The US deal with Mexico under the NAFTA agreement and the expectation that Canada will soon join it allowed the markets to shyly bet on improving the state of affairs in world trade. The Australian and Asian markets reacted positively to the news.

Rumours that the US hastened the EU with the settlement of trade disputes also had a positive impact on the appetite for risk. On Monday, the White House reported that Trump and Merkel had telephone conversations in which both sides supported the need to remove trade barriers. European markets closed in positive territory on Monday.

Positive shifts in trade on the American continent have not yet been extrapolated to global trade, especially, US relations with China, since the nature of the claims to the Celestial Empire as a competitor in the high-tech sphere are somewhat different. Broad state support for enterprises, both financial and implicit regulatory, export subsidies, the relative closure of the domestic trading market, manipulation of the yuan, undermine, in the opinion of the US administration, the principles of free competition and fairness in trade. China is trying to fight back with the increase in purchases of hydrocarbons and some sensitive items of US exports, but so far, unsuccessfully.

The recent low-level talks between the representatives of the two countries, reached a deadlock and in a few hours after the end, additional tariffs were introduced for 16 billion dollars from both sides. The aggregate amount of goods that fell under the tariffs amounted to 100 billion dollars.

Now the US administration is in the process of developing new tariffs and news has already appeared that the US is going to introduce wheel rim tariffs, which, according to the US, are heavily subsidized (from 50% to 175%). The duties will be introduced in proportion to these subsidies.

The dollar index fell to the level of 94.60, but the cautious nature of the dollar’s decline against other major currencies indicates a correctional nature of the movement, rather than full-scale sell-off. Support from the Fed, as I noted in my previous article, will allow Trump to fight more confidently against China, so the new tariffs and the potential for a jump in inflation as a consequence, so far remains relevant as an upside risk to the dollar. The economic picture so far also indicates the preponderance of the dollar, because other world Central banks remain unsure of the need to tighten the policy, just because of the lack of strong signals from inflation and rising wages.
Data on the US trade balance for July, which will come out later today, will help evaluate the effectiveness of the protection policy of Trump. The previous two months, the trade surplus shrank, indicating either a decrease in imports or an increase in exports, or their combined effect. On Wednesday we expect data on US GDP for the second quarter, which will also affect the dynamics of the dollar. Data on personal consumption allow us to assess consumer inflation and the effect of income on consumption patterns. Demand for tomorrow’s auction of treasury 2-year and 7-year securities will allow us to look at the market’s reaction to the massive increase in public debt due to the financing of the tax reform.

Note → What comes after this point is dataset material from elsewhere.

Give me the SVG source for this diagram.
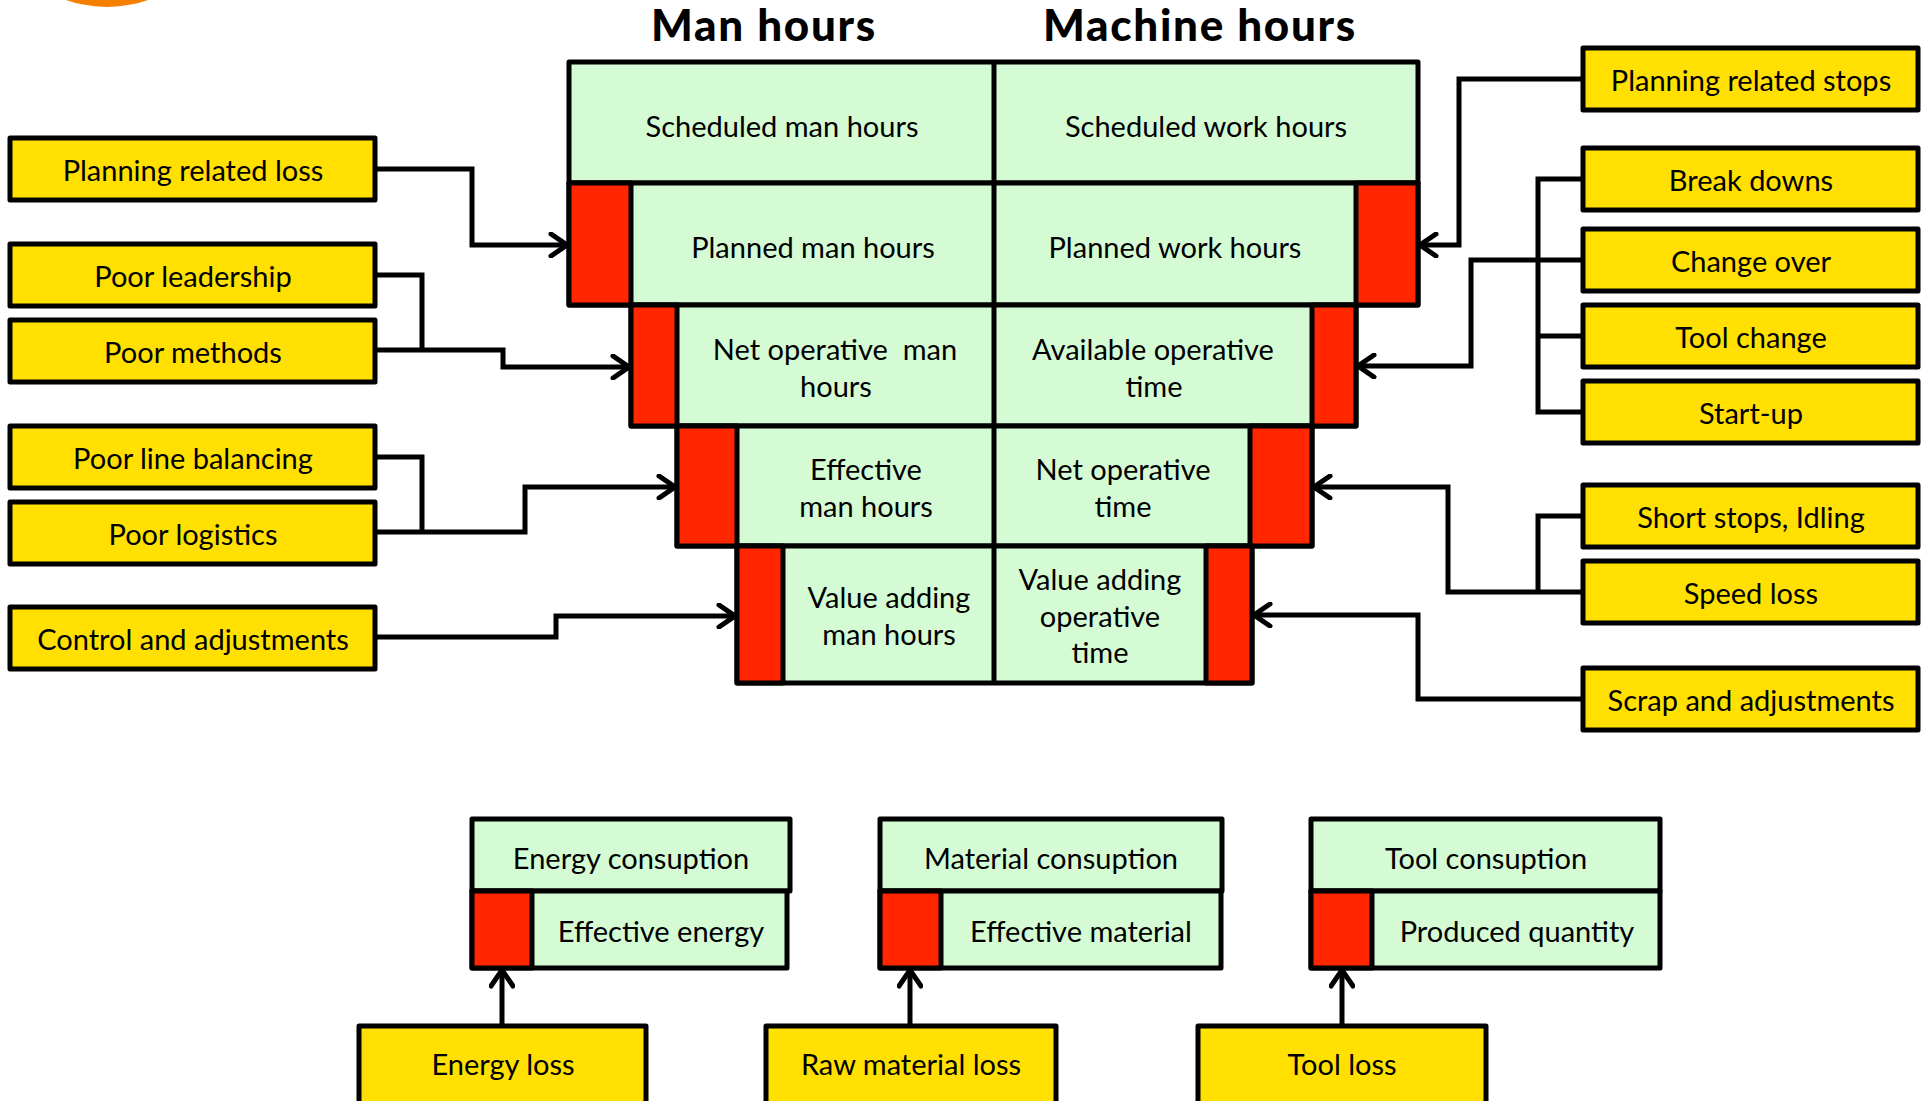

The Turkish lira continues to slowly bear losses against the dollar, after a brief relief against the publication of measures to reduce the pressure of speculators on the lira, US tension and Turkey’s debt problems again come to the fore as risks for the Turkish currency. USDTRY topped 6.20 on Tuesday.

Please note that this material is provided for informational purposes only and should not be considered as investment advice. Trading in the financial markets is very risky.